__WHAT IS BEING ASKED__: Skip all pictures. Write out the data below from its first line through the line that contains "label='Human and Political".

────────────────────────────────────────

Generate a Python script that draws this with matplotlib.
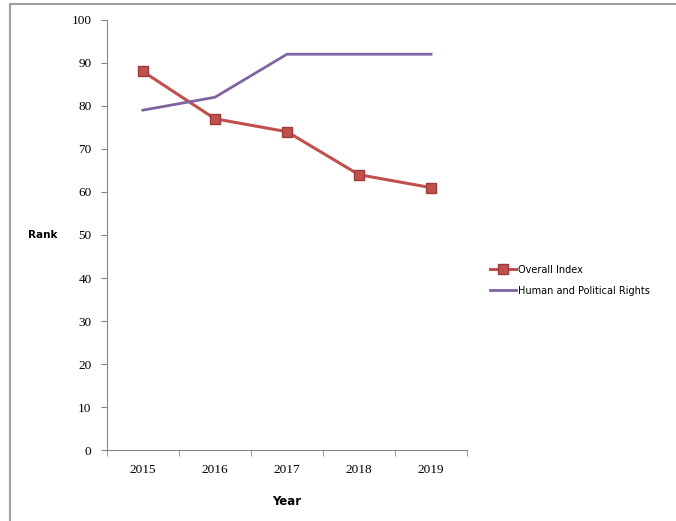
import numpy as np
import matplotlib
matplotlib.use("Agg")
import matplotlib.pyplot as plt
from matplotlib.lines import Line2D

years = ["2015", "2016", "2017", "2018", "2019"]
overall_index = [88, 77, 74, 64, 61]
political_rights = [79, 82, 92, 92, 92]


def main():
    plt.rcParams['font.family'] = ['Liberation Serif', 'DejaVu Serif']
    fig = plt.figure(figsize=(6.76, 5.21), dpi=100)
    ax = fig.add_axes([0.158, 0.136, 0.533, 0.826])

    x = np.arange(len(years))
    ax.plot(x, overall_index, color='#C0504D', lw=2.2, marker='s', ms=7,
            mfc='#C0504D', mec='#A03a38', label='Overall Index')
    ax.plot(x, political_rights, color='#8064A2', lw=2.0,
            label='Human and Political Rights')

    ax.set_xlim(-0.5, len(years) - 0.5)
    ax.set_ylim(0, 100)
    ax.set_yticks(np.arange(0, 101, 10))
    ax.set_xticks(x)
    ax.set_xticklabels(years)
    ax.set_xticks(np.arange(-0.5, len(years), 1), minor=True)
    ax.tick_params(axis='x', which='major', length=0, pad=10, labelsize=9.5)
    ax.tick_params(axis='x', which='minor', length=4, color='#868686')
    ax.tick_params(axis='y', length=4, color='#868686', labelsize=9.5, pad=7)

    for side in ['top', 'right']:
        ax.spines[side].set_visible(False)
    for side in ['left', 'bottom']:
        ax.spines[side].set_color('#868686')

    ax.set_xlabel('Year', fontsize=8.5, fontweight='bold', family='DejaVu Sans', labelpad=14)
    ax.set_ylabel('Rank', fontsize=7.5, fontweight='bold', family='DejaVu Sans',
                  rotation=0, labelpad=21, va='center')

    ax.legend(loc='center left', bbox_to_anchor=(1.04, 0.395), frameon=False,
              prop={'family': 'DejaVu Sans', 'size': 7}, handlelength=2.6,
              handletextpad=0.3, labelspacing=1.1)

    # frame around the figure
    fig.add_artist(Line2D([0.015, 1.0], [0.992, 0.992], color='#a0a0a0', lw=1.5,
                          transform=fig.transFigure))
    fig.add_artist(Line2D([0.015, 0.015], [0.0, 0.992], color='#a0a0a0', lw=1.5,
                          transform=fig.transFigure))

    fig.savefig('out.png', dpi=100)


if __name__ == "__main__":
    main()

────────────────────────────────────────

__ANSWER FOR THE TASK__:
Generate a Python script that draws this with matplotlib.
import numpy as np
import matplotlib
matplotlib.use("Agg")
import matplotlib.pyplot as plt
from matplotlib.lines import Line2D

years = ["2015", "2016", "2017", "2018", "2019"]
overall_index = [88, 77, 74, 64, 61]
political_rights = [79, 82, 92, 92, 92]


def main():
    plt.rcParams['font.family'] = ['Liberation Serif', 'DejaVu Serif']
    fig = plt.figure(figsize=(6.76, 5.21), dpi=100)
    ax = fig.add_axes([0.158, 0.136, 0.533, 0.826])

    x = np.arange(len(years))
    ax.plot(x, overall_index, color='#C0504D', lw=2.2, marker='s', ms=7,
            mfc='#C0504D', mec='#A03a38', label='Overall Index')
    ax.plot(x, political_rights, color='#8064A2', lw=2.0,
            label='Human and Political Rights')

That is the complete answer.